Deferred Interactivity

I’m not proud of the fact that I am not a gregarious person. I tend to be socially anxious, unless I’m with people I’ve known and liked for some time. When necessary I can compensate by “faking it”. While I don’t exactly embrace this characteristic about myself, I don’t think this has to be bad: a person is the way they are and shouldn’t always feel guilty about that (although I think that often society disagrees). However, for the sake of consideration, I’m willing to stipulate that social anxiety is not a desirable personality trait. Now, with some tendencies we may not like about ourselves, simply repeating the disliked behavior enough times can cure or eliminate the anathema. Perhaps the unliked activity builds up up metaphorical calluses, or exercises atrophied metaphorical mental muscles. For example, until recently I wasn’t a flosser. I’ve always known I should floss, much as I know I should (perhaps) interact better and more often with people. With flossing I started slowly, literally one tooth-gap the first day, two the second, etc., until I was doing the upper teeth one day and the lower teeth the next, and really hating it. The metaphorical scar tissue or muscles weren’t happening. It turns out that the floss I was using sucked, and when I started using a better floss, I immediately switched to doing the whole jaw every day, and I’ve kept it up.

With socializing, especially with strangers or just acquaintances, things are different. I have repeatedly gone from the rewarding sloth of minimum interaction, to increasing amounts of it, generally dictated by necessity (such as job situation), until a breaking point arrives. “Breaking point” may be an exaggeration; what I mean is that after enough of these interactions of necessity, there is a lull, that prompts my becoming overwhelmed (perhaps I exaggerate: suffused? permeated?) with feelings of relief and “I never want to do that again”. Perhaps this “lull” is partially self-created; I simply start backing off and avoiding participation in optional events. If frequent social interactions are again required soon thereafter, I really have negative feelings.

I use words like “perhaps” and “exaggerate” above to convey some skepticism about whether all this is necessarily a problem. Certainly, it makes various life situations more difficult, and certain career paths likely impossible. I will never be a glad-handing manipulator. Don’t get me wrong: I use those negative-connotation words to emphasize my own feelings. What for me are glad-handing and manipulation are for others sincere attempts to help people take advantage of mutually beneficial opportunities, although I don’t doubt that there are actual exploitative, zero/negative-sum glad-handing manipulators: they do suck.
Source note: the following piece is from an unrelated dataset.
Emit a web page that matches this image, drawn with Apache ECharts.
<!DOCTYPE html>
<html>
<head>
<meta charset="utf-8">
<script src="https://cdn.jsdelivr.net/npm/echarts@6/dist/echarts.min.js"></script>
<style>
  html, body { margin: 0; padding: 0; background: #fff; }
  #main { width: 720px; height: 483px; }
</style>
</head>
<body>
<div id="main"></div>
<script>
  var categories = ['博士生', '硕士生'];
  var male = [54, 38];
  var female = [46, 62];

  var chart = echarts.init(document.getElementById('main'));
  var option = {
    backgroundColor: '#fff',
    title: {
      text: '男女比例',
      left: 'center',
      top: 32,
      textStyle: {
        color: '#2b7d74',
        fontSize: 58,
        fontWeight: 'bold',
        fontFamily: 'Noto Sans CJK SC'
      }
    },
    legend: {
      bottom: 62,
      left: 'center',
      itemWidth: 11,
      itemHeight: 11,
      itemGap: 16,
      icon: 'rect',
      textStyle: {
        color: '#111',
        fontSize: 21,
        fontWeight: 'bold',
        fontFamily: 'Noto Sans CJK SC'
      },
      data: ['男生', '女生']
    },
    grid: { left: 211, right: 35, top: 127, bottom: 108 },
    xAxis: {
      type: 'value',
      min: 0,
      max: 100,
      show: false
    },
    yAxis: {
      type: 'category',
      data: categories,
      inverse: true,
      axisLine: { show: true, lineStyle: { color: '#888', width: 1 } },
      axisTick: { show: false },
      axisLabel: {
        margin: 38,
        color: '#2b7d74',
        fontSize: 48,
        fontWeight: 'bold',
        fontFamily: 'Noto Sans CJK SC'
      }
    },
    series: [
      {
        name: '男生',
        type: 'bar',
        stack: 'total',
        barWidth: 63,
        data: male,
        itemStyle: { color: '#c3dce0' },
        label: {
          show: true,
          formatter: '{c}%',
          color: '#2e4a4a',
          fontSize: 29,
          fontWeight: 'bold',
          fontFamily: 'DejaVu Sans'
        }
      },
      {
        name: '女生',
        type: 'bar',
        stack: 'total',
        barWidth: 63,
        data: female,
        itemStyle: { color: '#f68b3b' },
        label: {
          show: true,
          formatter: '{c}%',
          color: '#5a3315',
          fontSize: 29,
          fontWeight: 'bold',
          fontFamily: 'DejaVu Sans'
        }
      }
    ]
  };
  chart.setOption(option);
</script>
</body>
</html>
Possibly ironically, I love public speaking. Maybe this is a dominance behavior. I am grandiose and have an agenda, and frankly I find most people haven’t thought through or properly studied the areas of my own interest and advocacy – to be sure many of them are more or less grandiose and have their own agendas – and they would benefit from listening to my perspective. To be fair, I usually take the attitude that I, too, would benefit from others’ perspectives. I am delighted to be found wrong about things that are important to me, if “found wrong” means as demonstrated using factual information and logical argument rather than self-righteousness and ideology. My ego may be the “improved floss” that encourages me in public speaking. Whether there is “improved floss” for me socializing somehow, I wonder.